Joe Hill has always been excellent at writing women who feel like actual people rather than horror archetypes, and June joins a long list of memorable Hill protagonists because of it. The comic also carries that unmistakable Hill flavour where the horror is entertaining on the surface but threaded with commentary underneath.
There’s anger running through the story about violent men, power, corruption, and the way certain people believe they can simply take whatever they want from the world. But thankfully, the comic never gets so tangled in its themes that it forgets to entertain you. Because first and foremost, this thing absolutely rips.
It’s bloody. It’s tense. It’s funny. It’s dramatic. It’s campy in the exact right ways. And every issue ends with the kind of momentum that makes you immediately need the next one.

There are also plenty of little nods for fans of Stephen King scattered throughout the book, from references to The Shawshank Redemption to mentions of Derry County and other familiar King mythology. None of it feels forced either. It just adds to the sense that this comic exists inside this wonderfully grimy corner of supernatural Americana. And visually? It’s gorgeous in the ugliest possible way.

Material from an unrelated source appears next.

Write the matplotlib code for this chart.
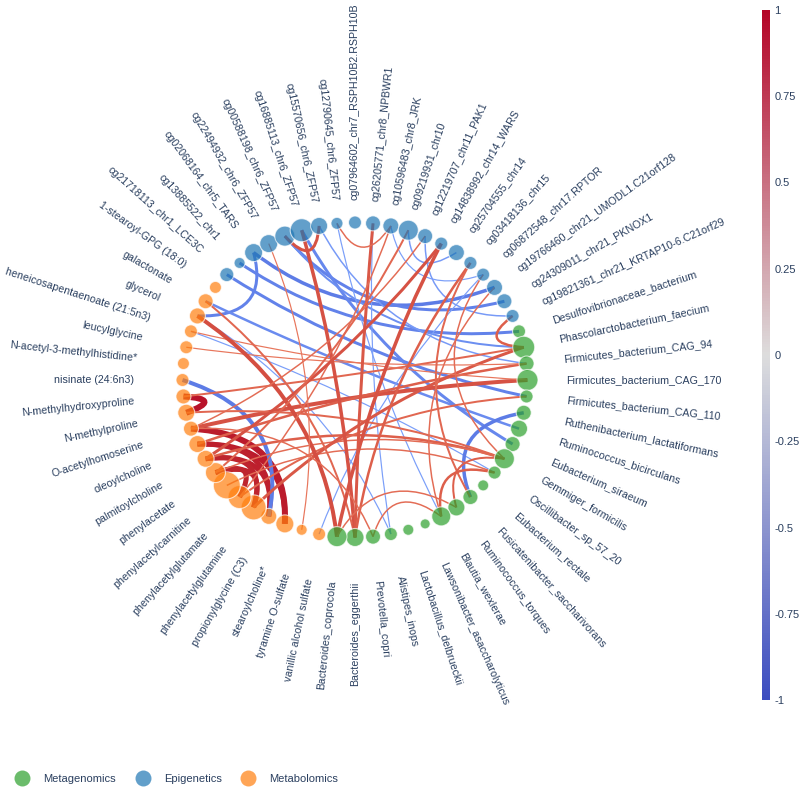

Colourist Dave Stewart gives the entire comic this faded, washed-out palette that makes it feel like an old horror movie left too long in the sun. Early scenes glow with warm yellows and oranges before slowly draining into stormy blues and sickly greens as the story spirals deeper into chaos. By the end, the comic feels like it’s drowning in rainwater and blood. Exactly as it should.
The thing I keep coming back to, though, is how readable it all is. This is one of those comics you accidentally devour in one sitting because every reveal pulls you further in. You keep telling yourself “just one more issue,” and then suddenly it’s two in the morning, and you’re emotionally invested in a basket full of decapitated criminals arguing with each other. Which honestly feels like the highest praise I can give it.
Basketful of Heads feels like discovering a lost horror classic from another timeline. The kind of comic that understands horror doesn’t always need to be elegant or subtle to be effective. Sometimes it just needs atmosphere, heart, tension, a supernatural Viking axe, and a basket full of screaming heads.
And somehow, against all odds, it turns that ridiculous premise into something unforgettable. If you love storm-soaked horror stories, Stephen King-style small town dread, campy splatterpunk energy, or comics that feel like midnight cult movies brought to life on paper, then you owe it to yourself to pick this one up.